This is the mail archive of the
cygwin-talk
mailing list for the cygwin project.
RE: Compressing hippos really fast
- From: "Phil Betts" <Phil dot Betts at ascribe dot com>
- To: <cygwin-talk at cygwin dot com>
- Date: Tue, 4 Mar 2008 18:35:13 -0000
- Subject: RE: Compressing hippos really fast
- Reply-to: The Vulgar and Unprofessional Cygwin-Talk List <cygwin-talk at cygwin dot com>
Corinna Vinschen wrote on Tuesday, March 04, 2008 3:43 PM::
> Hi,
>
>
> does anybody know about a compression tool which is above all capable
> of compressing really fast? The compression ratio is only a mild
> concern, it's rather more important that the tool is not acting as
> bottleneck when compressing files which are badly compressable.
> Unfortunately
> the usual compression tools are rather interested in a good
> compression than in a good speed when streaming lots of data.
>
> Here are a couple of disks which are supposed to be backed up. Right
> now this is done using a script which creats tar.gz archives of all
> disks. Some of this disks are quite big and contains many files which
> are already compressed. It turns out that gzipping these disks is
> *the* bottleneck when backing up.
>
> When not compressing, tar creates archives with 37MB/s. When creating
> tar.gz archives, the compression takes so much time that the speed
> goes down to 6MB/s. Using gzip --fast doesn't help much. bzip is a
> lot slower than gzip.
>
> So the question is, does anybody know a compression tool which can be
> used with tar, which doesn't slow down the backup by a factor of 6?

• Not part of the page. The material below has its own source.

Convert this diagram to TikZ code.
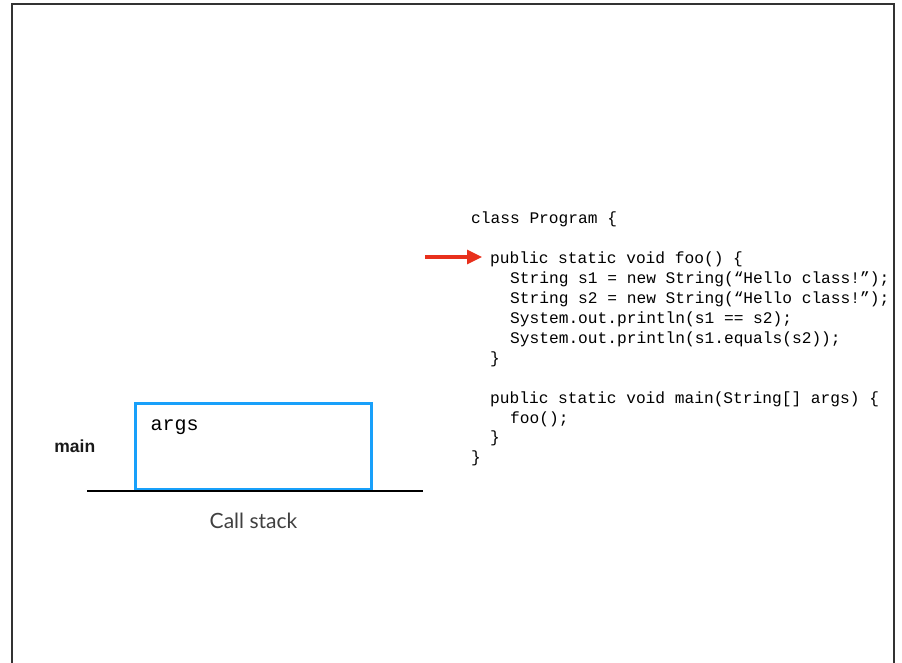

> It would be cool to have a tool which is as quick as the hardware
> compression used in modern tape drives, but that's just dreaming...
>
>
> May the hippos be with you,
> Corinna
I had this problem ages ago. My solution was to run two backups.
One uncompressed including only files globbing *.gz, *.t[bg]z, *.[zZ],
*.bz2, *.zip etc, and one for the remainder which was piped
through gzip.
Even a fast compression algorithm is just wasting time trying to
compress previously compressed files, and as most compressors work
on some variant of Lempel Ziv, if they're fed a mixture of
compressible and incompressible data, the incompressible data
flushes the dictionary making the compression of the compressible
part worse.
Phil